Work required
Read the lines below. Copy out any that hold the string "this".

====

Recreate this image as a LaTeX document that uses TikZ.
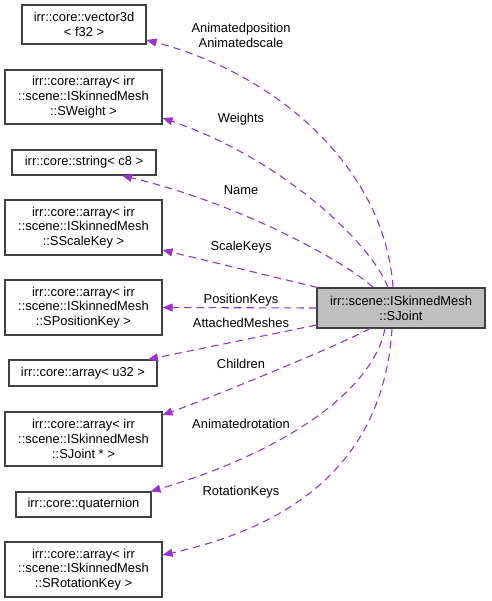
\documentclass[tikz,border=0pt]{standalone}
\usepackage{fontspec}
\setmainfont{Liberation Sans}
\usetikzlibrary{arrows.meta,calc}
\definecolor{mbrpurple}{RGB}{154,50,205}
\definecolor{jointgray}{RGB}{191,191,191}
\definecolor{boxline}{RGB}{64,64,64}

\begin{document}
\begin{tikzpicture}[x=1pt,y=-1pt,>={Triangle[length=10pt,width=8pt]},
  cls/.style={draw=boxline,line width=1.1pt,inner sep=0pt,align=center,
    font=\fontsize{12.9}{14.8}\selectfont},
  mbr/.style={->,mbrpurple,line width=1.1pt,dash pattern=on 7.5pt off 5pt},
  lbl/.style={inner sep=0pt,align=center,font=\fontsize{12.9}{14.8}\selectfont}]

\useasboundingbox (0,0) rectangle (491,601);

% member classes
\node[cls,minimum width=124pt,minimum height=39pt] (v3) at (84,24.5) {irr::core::vector3d\\< f32 >};
\node[cls,minimum width=157pt,minimum height=54pt] (sw) at (83.5,97) {irr::core::array< irr\\::scene::ISkinnedMesh\\::SWeight >};
\node[cls,minimum width=144pt,minimum height=25pt] (str) at (84,162.5) {irr::core::string< c8 >};
\node[cls,minimum width=157pt,minimum height=55pt] (ssk) at (83.5,227.5) {irr::core::array< irr\\::scene::ISkinnedMesh\\::SScaleKey >};
\node[cls,minimum width=157pt,minimum height=55pt] (spk) at (83.5,307.5) {irr::core::array< irr\\::scene::ISkinnedMesh\\::SPositionKey >};
\node[cls,minimum width=148pt,minimum height=26pt] (u32) at (83,373) {irr::core::array< u32 >};
\node[cls,minimum width=157pt,minimum height=54pt] (sjt) at (83.5,439) {irr::core::array< irr\\::scene::ISkinnedMesh\\::SJoint * >};
\node[cls,minimum width=135pt,minimum height=25pt] (quat) at (83.5,504.5) {irr::core::quaternion};
\node[cls,minimum width=157pt,minimum height=55pt] (srk) at (83.5,569.5) {irr::core::array< irr\\::scene::ISkinnedMesh\\::SRotationKey >};

% the joint itself
\node[cls,fill=jointgray,minimum width=168pt,minimum height=40pt] (sj) at (401,308) {irr::scene::ISkinnedMesh\\::SJoint};

% connectors
\draw[mbr] ([xshift=-8pt]sj.north) .. controls (385,170) and (280,75) .. ([yshift=-15.5pt]v3.east);
\draw[mbr] ([xshift=-13pt]sj.north) .. controls (372,245) and (285,160) .. ([yshift=-21pt]sw.east);
\draw[mbr] ([xshift=-28pt]sj.north) .. controls (350,265) and (245,205) .. ([xshift=38pt]str.south);
\draw[mbr] ([xshift=1pt]sj.north west) -- ([yshift=-22.5pt]ssk.east);
\draw[mbr] (sj.west) -- (spk.east);
\draw[mbr] ([yshift=-17pt]sj.west) -- ([xshift=65pt]u32.north);
\draw[mbr] ([xshift=-31pt]sj.south) .. controls (340,345) and (210,398) .. ([yshift=24pt]sjt.east);
\draw[mbr] ([xshift=-16pt]sj.south) .. controls (372,395) and (275,455) .. ([xshift=-1pt]quat.north east);
\draw[mbr] ([xshift=-9pt]sj.south) .. controls (385,440) and (320,520) .. ([yshift=14.5pt]srk.east);

% member names
\node[lbl] (lanim) at (241,35.5) {Animatedposition\\Animatedscale};
\node[lbl] (lwts) at (241,119) {Weights};
\node[lbl] (lname) at (241,190) {Name};
\node[lbl] (lscl) at (241,247) {ScaleKeys};
\node[lbl] (lpos) at (241,300) {PositionKeys};
\node[lbl] (latt) at (241,323) {AttachedMeshes};
\node[lbl] (lchld) at (241,364) {Children};
\node[lbl] (lrot) at (241,424) {Animatedrotation};
\node[lbl] (lrotk) at (241,492) {RotationKeys};

\end{tikzpicture}
\end{document}
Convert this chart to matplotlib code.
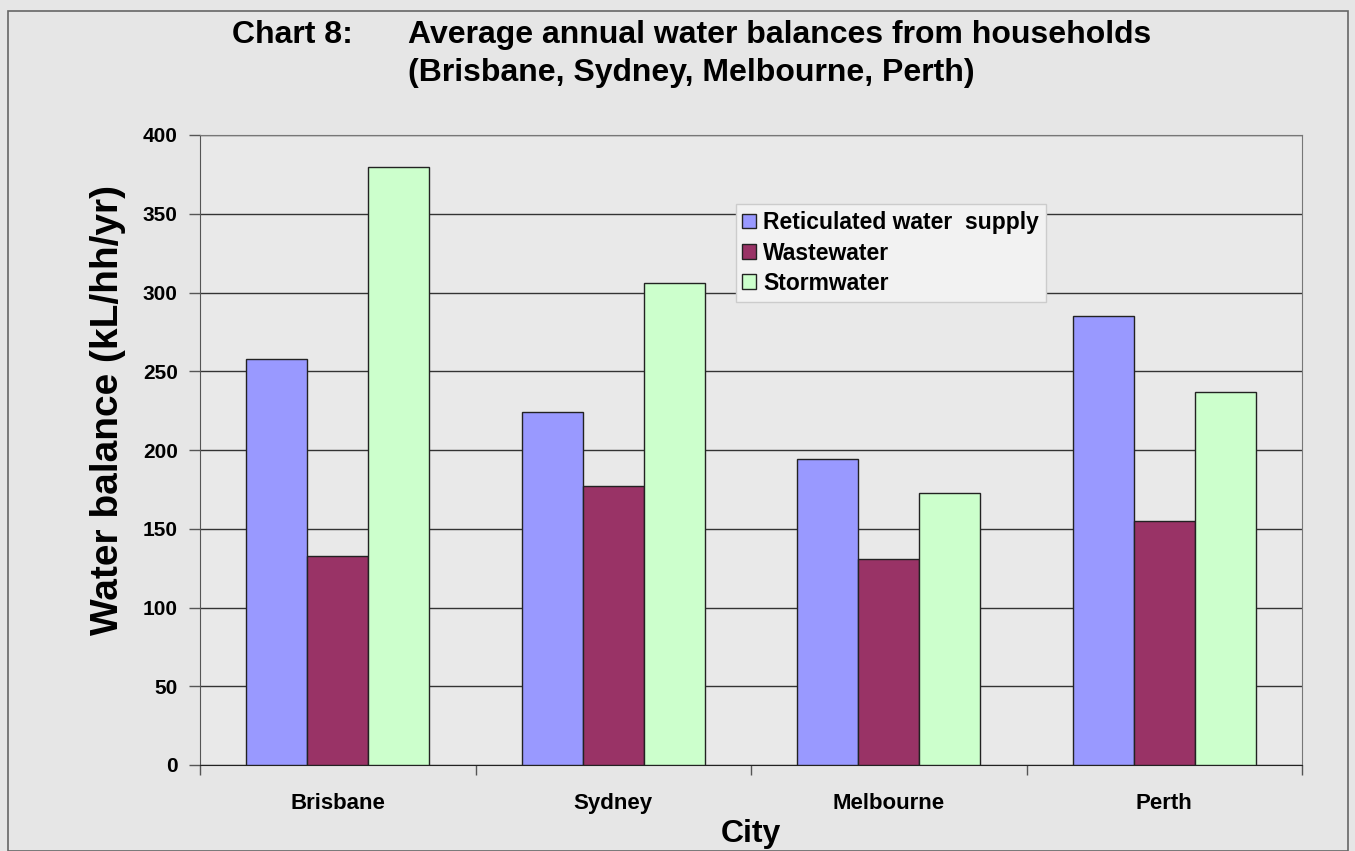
import numpy as np
import matplotlib
matplotlib.use("Agg")
import matplotlib.pyplot as plt

cities = ["Brisbane", "Sydney", "Melbourne", "Perth"]
reticulated = [258, 224, 194, 285]
wastewater = [133, 177, 131, 155]
stormwater = [380, 306, 173, 237]
series_names = ["Reticulated water  supply", "Wastewater", "Stormwater"]
colors = ["#9999ff", "#993366", "#ccffcc"]

plt.rcParams['font.family'] = ['Liberation Sans', 'DejaVu Sans']
plt.rcParams['font.weight'] = 'bold'

fig = plt.figure(figsize=(13.55, 8.51), dpi=100)
fig.patch.set_facecolor("#e6e6e6")
ax = fig.add_axes([200/1355, 1-765/851, 1102/1355, 630/851])
ax.set_facecolor("#e9e9e9")

x = np.arange(len(cities))
w = 0.222
for i, (vals, name, c) in enumerate(zip([reticulated, wastewater, stormwater], series_names, colors)):
    ax.bar(x + (i-1)*w, vals, width=w, color=c, edgecolor="#222222", linewidth=1.0, label=name, zorder=3)

ax.set_xlim(-0.5, 3.5)
ax.set_ylim(0, 400)
ax.set_yticks(range(0, 401, 50))
ax.yaxis.grid(True, color="#333333", linewidth=1.0, zorder=1)
ax.set_xticks(x)
ax.set_xticklabels(cities, fontsize=16, fontweight='bold')
ax.set_xticks(np.arange(-0.5, 4, 1), minor=True)
ax.tick_params(axis='x', which='major', length=0, pad=20)
ax.tick_params(axis='x', which='minor', length=7, width=1, color="#555555", direction='out')
ax.tick_params(axis='y', length=8, width=1, color="#555555", direction='out', labelsize=15, pad=8)
for t in ax.get_yticklabels():
    t.set_fontweight('bold')
for s in ["top", "right"]:
    ax.spines[s].set_color("#777777")
ax.spines["left"].set_color("#555555")
ax.spines["bottom"].set_color("#222222")

ax.set_ylabel("Water balance (kL/hh/yr)", fontsize=28, fontweight='bold', va='center')
ax.yaxis.set_label_coords(-0.0835, 0.563)
ax.set_xlabel("City", fontsize=23, fontweight='bold', labelpad=4)

fig.text(232/1355, 1-35/851, "Chart 8:", fontsize=23, fontweight='bold', va='center', ha='left')
fig.text(408/1355, 1-35/851, "Average annual water balances from households", fontsize=23, fontweight='bold', va='center', ha='left')
fig.text(408/1355, 1-73/851, "(Brisbane, Sydney, Melbourne, Perth)", fontsize=23, fontweight='bold', va='center', ha='left')

leg = ax.legend(loc='upper left', bbox_to_anchor=(0.486, 0.89), fontsize=16.5, frameon=True,
                fancybox=False, handlelength=0.6, handleheight=0.6, handletextpad=0.3,
                borderpad=0.3, labelspacing=0.32, borderaxespad=0)
leg.get_frame().set_facecolor("#f2f2f2")
leg.get_frame().set_edgecolor("#cccccc")
leg.get_frame().set_alpha(1)
for t in leg.get_texts():
    t.set_fontweight('bold')

# figure border
fig.add_artist(plt.Rectangle((8/1355, 0), 1340/1355, 1-11/851, transform=fig.transFigure,
                             fill=False, edgecolor="#666666", linewidth=1.2))

fig.savefig("out.png", dpi=100, facecolor=fig.get_facecolor())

====

Expected output
Recreate this image as a LaTeX document that uses TikZ.
Convert this chart to matplotlib code.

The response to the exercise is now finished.